The famous one: Schubert’s composition for piano four hands, his Marche militaire Op. 51 No. 1 (later re-arranged for various combinations of instruments, up to a full symphony orchestra). Which was posted today by the Classical PIANO Geniuses (their spelling) group: in a wonderful warm performance by Daniel Barenboim & Lang Lang, along with three other performances, of which one — by Salim & Sivan (with the Israeli Symphony Orchestra sitting behind them, and a symphony audience in front of them, so it was part of a larger program) is brilliant, great fun; and the video is worth watching just to see Salim’s body language and facial expressions.

You can watch B & LL on YouTube here. And S & S on YouTube here.

(A bit more on Salim & Silver below.)

I had in fact intended to write about this four-hand piano piece before; I’ve never played it, but it’s a great favorite of mine, a masterpiece of joy.

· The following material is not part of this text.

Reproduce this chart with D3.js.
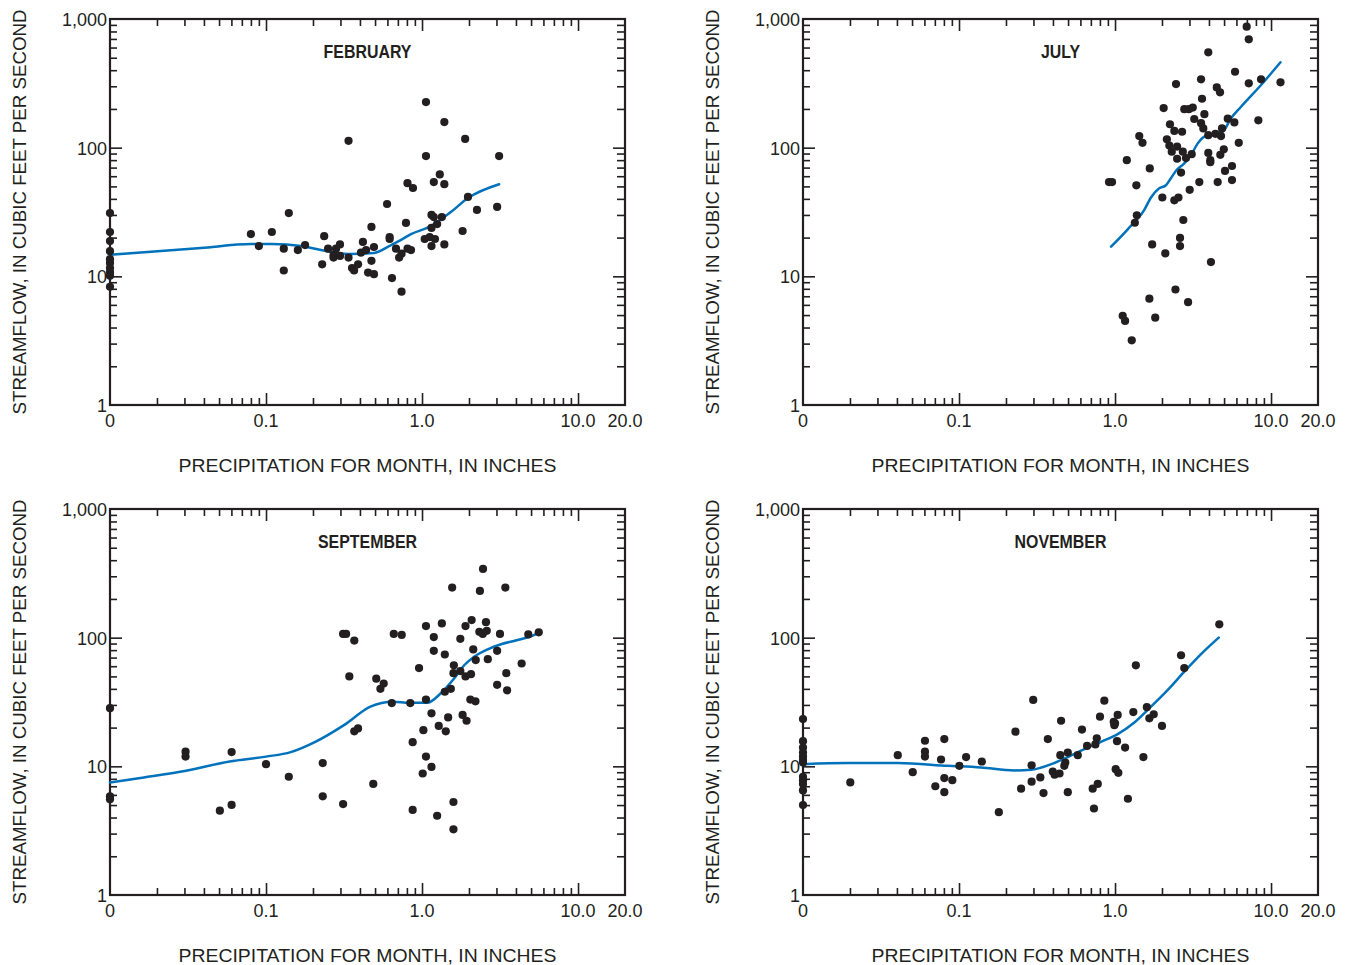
<!DOCTYPE html>
<html>
<head>
<meta charset="utf-8">
<script src="https://cdn.jsdelivr.net/npm/d3@7"></script>
<style>
  body { margin: 0; background: #fff; }
  svg text { font-family: "Liberation Sans", Arial, sans-serif; fill: #231f20; }
</style>
</head>
<body>
<svg id="chart" width="1348" height="965"></svg>
<script>
// Monthly precipitation (inches) vs. mean streamflow (cubic feet per second).
// A precipitation of 0 is plotted on the left edge of the log axis.
const monthNames = ["FEBRUARY", "JULY", "SEPTEMBER", "NOVEMBER"];

const febObs = [
  [0,31],[0,22.1],[0,18.8],[0,15.7],[0,13.6],[0,12.7],[0,11.6],[0,10.8],[0,10.1],[0,8.3],
  [0.080,21.3],[0.090,17.2],[0.109,22.1],[0.130,16.4],[0.130,11.1],[0.140,31],[0.160,16.0],[0.178,17.5],
  [0.229,12.4],[0.236,20.5],[0.250,16.4],[0.271,14.0],[0.271,14.6],[0.281,16.4],[0.298,17.7],[0.298,14.4],
  [0.338,113],[0.338,14.0],[0.356,11.6],[0.367,11.1],[0.389,12.4],[0.406,15.3],[0.418,18.5],[0.438,16.0],
  [0.451,10.7],[0.474,24.2],[0.474,13.2],[0.492,16.9],[0.492,10.4],[0.597,36.5],[0.620,20.2],[0.620,19.5],
  [0.642,9.7],[0.681,16.4],[0.713,14.0],[0.739,15.0],[0.739,7.6],[0.789,26],[0.807,16.4],[0.807,53],
  [0.850,16.0],[0.875,48.6],[1.04,19.5],[1.06,226],[1.06,86],[1.12,20.2],[1.15,17.2],[1.15,23.8],[1.15,30],
  [1.19,54],[1.19,28.9],[1.21,19.5],[1.25,25.5],[1.30,62],[1.34,28.9],[1.39,158],[1.39,52],[1.39,17.7],
  [1.82,22.5],[1.89,117],[1.97,41.4],[2.25,32.8],[3.03,34.6],[3.12,86]
];
const febFit = [
  [0,14.7],[0.0183,15.5],[0.0383,16.6],[0.080,17.8],[0.109,17.8],[0.168,17.2],[0.225,16.0],[0.336,14.9],
  [0.492,15.2],[0.633,17.5],[0.739,19.3],[0.85,21.3],[1.11,24.2],[1.53,31.6],[1.97,40.6],[3.12,52]
];

const julObs = [
  [6.98,871],[7.20,695],[3.96,551],[5.88,389],[3.56,340],[2.46,312],[7.20,316],[8.63,340],[11.5,322],
  [4.49,294],[4.71,269],[3.61,240],[2.05,203],[2.78,199],[2.97,199],[3.15,205],[3.74,182],[3.22,167],
  [5.28,168],[5.82,157],[8.29,163],[2.25,152],[3.56,155],[3.68,141],[2.40,135],[2.69,133],[3.96,125],
  [4.40,128],[4.85,141],[4.78,123],[1.43,123],[1.50,109],[2.15,116],[2.23,104],[2.50,102],[6.21,109],
  [2.31,93],[2.72,93],[3.10,89],[2.85,83],[2.50,82],[3.96,91],[4.08,80],[4.08,77],[4.73,88],[4.98,97],
  [1.19,80],[1.67,69],[2.65,64],[5.07,66],[5.62,72],[0.915,54],[0.957,54],[1.37,51],[3.47,54],[4.55,54],
  [5.62,56],[3.01,47],[2.01,41],[2.40,39],[2.55,41],[1.38,29.8],[1.34,26.1],[2.74,27.4],[1.73,17.7],
  [2.61,19.9],[2.61,17.2],[2.10,15.1],[2.44,7.9],[1.66,6.7],[1.81,4.77],[1.12,4.94],[1.16,4.50],
  [1.28,3.18],[2.94,6.3],[4.12,12.9]
];
const julFit = [
  [0.943,17.0],[1.21,23.3],[1.54,32.8],[1.70,41],[1.92,48.3],[2.12,51],[2.28,57.8],[2.46,66.2],[2.78,75.6],
  [3.07,87.7],[3.39,108],[3.74,122],[4.33,128],[4.90,133],[5.53,169],[6.42,208],[8.63,307],[11.5,461]
];

const sepObs = [
  [0,28.3],[0,5.85],[0,5.54],
  [0.0305,13.0],[0.0305,11.9],[0.0506,4.52],[0.0602,12.9],[0.0602,5.01],[0.100,10.4],[0.140,8.3],
  [0.231,10.6],[0.231,5.85],[0.312,5.09],[0.312,107],[0.326,107],[0.342,50],[0.368,95],[0.368,18.7],
  [0.389,19.7],[0.487,7.3],[0.509,48],[0.568,44],[0.541,40],[0.640,31],[0.659,107],[0.741,105],[0.841,31],
  [0.871,15.4],[0.871,4.58],[0.957,58],[1.06,123],[1.06,33],[1.02,19.1],[1.06,11.9],[1.01,8.8],[1.15,9.9],
  [1.15,25.8],[1.19,101],[1.19,79],[1.28,20.6],[1.34,129],[1.40,74],[1.40,38],[1.42,18.7],[1.47,24],
  [1.25,4.13],[1.59,5.28],[1.59,3.24],[1.53,40],[1.56,245],[1.60,61],[1.59,53],[1.76,98],[1.76,55],
  [1.82,25.1],[1.93,22.6],[1.90,123],[1.90,50],[2.04,33],[2.06,52],[2.08,137],[2.13,81],[2.21,67],[2.20,32],
  [2.35,231],[2.46,342],[2.33,111],[2.45,107],[2.57,132],[2.60,113],[2.64,68],[3.03,79],[3.03,43],
  [3.16,107],[3.42,245],[3.47,53],[3.51,39],[4.35,63],[4.80,106],[5.60,110]
];
const sepFit = [
  [0,7.5],[0.0165,8.2],[0.0301,9.2],[0.0584,10.9],[0.1,11.9],[0.144,12.9],[0.207,15.5],[0.316,20.9],
  [0.467,29.1],[0.65,31.8],[0.828,31.2],[1.08,31.2],[1.32,37],[1.61,48.3],[1.87,61.3],[2.16,71.1],
  [2.64,81.2],[3.21,88.8],[4.10,95.9],[5.25,105],[5.6,110]
];

const novObs = [
  [0,23.3],[0,15.7],[0,14.0],[0,12.8],[0,11.9],[0,11.2],[0,10.7],[0,8.3],[0,7.8],[0,7.3],[0,6.5],[0,5.0],
  [0.0201,7.5],[0.0405,12.2],[0.0505,9.0],[0.0605,15.8],[0.0605,13.0],[0.0605,11.9],[0.0705,7.0],
  [0.0767,11.3],[0.0805,16.3],[0.0805,8.1],[0.0805,6.3],[0.0906,7.8],[0.1005,10.1],[0.111,11.8],
  [0.140,10.9],[0.180,4.4],[0.230,18.6],[0.250,6.7],[0.292,10.2],[0.292,7.6],[0.299,32.8],[0.332,8.2],
  [0.348,6.2],[0.371,16.3],[0.399,9.1],[0.410,8.6],[0.441,8.8],[0.446,12.2],[0.451,22.6],[0.473,10.1],
  [0.480,10.7],[0.498,12.8],[0.498,6.3],[0.577,12.2],[0.614,19.3],[0.662,14.4],[0.719,6.7],[0.733,4.7],
  [0.748,14.8],[0.764,16.5],[0.775,7.3],[0.801,24.3],[0.854,32.4],[0.981,22.2],[0.990,20.9],[1.00,21.6],
  [1.03,15.7],[1.04,25.1],[1.01,9.5],[1.05,8.9],[1.16,14.0],[1.21,5.6],[1.31,26.4],[1.36,61],[1.52,11.8],
  [1.60,28.8],[1.66,23.6],[1.77,25.4],[2.00,20.6],[2.65,73],[2.78,58],[4.66,127]
];
const novFit = [
  [0,10.4],[0.0194,10.6],[0.0405,10.6],[0.0848,10.1],[0.138,9.8],[0.226,9.3],[0.29,9.4],[0.39,10.4],
  [0.498,11.8],[0.636,13.6],[0.813,15.5],[1.04,17.8],[1.33,21.9],[1.70,29.1],[2.18,39.3],[2.78,54.4],
  [3.56,74.5],[4.62,100]
];

// Axis ticks and labels
const xMinorTicks = [0.02,0.03,0.04,0.05,0.06,0.07,0.08,0.09,0.2,0.3,0.4,0.5,0.6,0.7,0.8,0.9,2,3,4,5,6,7,8,9];
const xMajorTicks = [0.1, 1, 10];
const xLabelValues = [0.01, 0.1, 1, 10, 20];
const xLabelText = ["0", "0.1", "1.0", "10.0", "20.0"];
const yMinorTicks = [2,3,4,5,6,7,8,9,20,30,40,50,60,70,80,90,200,300,400,500,600,700,800,900];
const yMajorTicks = [10, 100];
const yLabelValues = [1, 10, 100, 1000];
const yLabelText = ["1", "10", "100", "1,000"];

const panels = [
  { title: monthNames[0], obs: febObs, fit: febFit, left: 110, top: 19 },
  { title: monthNames[1], obs: julObs, fit: julFit, left: 803, top: 19 },
  { title: monthNames[2], obs: sepObs, fit: sepFit, left: 110, top: 509 },
  { title: monthNames[3], obs: novObs, fit: novFit, left: 803, top: 509 }
];

const W = 515, H = 386;
const ink = "#231f20", blue = "#0072bc";

const x = d3.scaleLog().domain([0.01, 20]).range([0, W]);
const xp = v => (v <= 0 ? x(0.01) : x(v));
const y = d3.scaleLog().domain([1, 1000]).range([H, 0]);

const svg = d3.select("#chart");

panels.forEach(p => {
  const g = svg.append("g").attr("transform", `translate(${p.left},${p.top})`);

  // inward-pointing tick marks on all four sides
  const tickGroup = (axis, tx, ty) => {
    const a = g.append("g").attr("transform", `translate(${tx},${ty})`).call(axis);
    a.select(".domain").remove();
    a.selectAll("line").attr("stroke", ink).attr("stroke-width", 1.6);
    a.selectAll("text").remove();
  };
  tickGroup(d3.axisBottom(x).tickValues(xMinorTicks).tickSize(-7).tickFormat(""), 0, H);
  tickGroup(d3.axisBottom(x).tickValues(xMajorTicks).tickSize(-12).tickFormat(""), 0, H);
  tickGroup(d3.axisTop(x).tickValues(xMinorTicks).tickSize(-7).tickFormat(""), 0, 0);
  tickGroup(d3.axisTop(x).tickValues(xMajorTicks).tickSize(-12).tickFormat(""), 0, 0);
  tickGroup(d3.axisLeft(y).tickValues(yMinorTicks).tickSize(-7).tickFormat(""), 0, 0);
  tickGroup(d3.axisLeft(y).tickValues(yMajorTicks).tickSize(-12).tickFormat(""), 0, 0);
  tickGroup(d3.axisRight(y).tickValues(yMinorTicks).tickSize(-8).tickFormat(""), W, 0);
  tickGroup(d3.axisRight(y).tickValues(yMajorTicks).tickSize(-12).tickFormat(""), W, 0);

  // frame
  g.append("rect").attr("x", 0).attr("y", 0).attr("width", W).attr("height", H)
    .attr("fill", "none").attr("stroke", ink).attr("stroke-width", 2.2);

  // tick labels
  g.selectAll(".xl").data(xLabelValues).join("text")
    .attr("x", d => x(d)).attr("y", H + 22)
    .attr("text-anchor", "middle").attr("font-size", 18)
    .text((d, i) => xLabelText[i]);
  g.selectAll(".yl").data(yLabelValues).join("text")
    .attr("x", -3).attr("y", d => y(d) + 7)
    .attr("text-anchor", "end").attr("font-size", 18)
    .text((d, i) => yLabelText[i]);

  // axis titles
  g.append("text")
    .attr("transform", `translate(-84,${H / 2}) rotate(-90)`)
    .attr("text-anchor", "middle").attr("font-size", 18)
    .attr("textLength", 405).attr("lengthAdjust", "spacingAndGlyphs")
    .text("STREAMFLOW, IN CUBIC FEET PER SECOND");
  g.append("text")
    .attr("x", W / 2).attr("y", 453)
    .attr("text-anchor", "middle").attr("font-size", 18)
    .attr("textLength", 378).attr("lengthAdjust", "spacingAndGlyphs")
    .text("PRECIPITATION FOR MONTH, IN INCHES");

  // month title
  g.append("text")
    .attr("transform", `translate(${W / 2},39) scale(0.86,1)`)
    .attr("text-anchor", "middle").attr("font-size", 18.5).attr("font-weight", "bold")
    .text(p.title);

  // fitted curve
  g.append("path").datum(p.fit)
    .attr("fill", "none").attr("stroke", blue).attr("stroke-width", 2.5)
    .attr("stroke-linejoin", "round").attr("stroke-linecap", "round")
    .attr("d", d3.line().x(d => xp(d[0])).y(d => y(d[1])).curve(d3.curveMonotoneX));

  // observations
  g.selectAll("circle").data(p.obs).join("circle")
    .attr("cx", d => xp(d[0])).attr("cy", d => y(d[1])).attr("r", 4.1)
    .attr("fill", ink);
});
</script>
</body>
</html>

What I was not prepared for was what happened a few bars into the B & LL performance: I began to weep with some mixture of sadness and joy, and when S & S began, I had tears running down my face.

Then it occurred to me that my joints were singing with pain, which I’d put down to the sudden ferocious heat of the day (in the low 90sF). But then I checked Weather Underground, and the air pressure had just nosedived. So the pain and the depression were barometric. And my plans for the day were toast.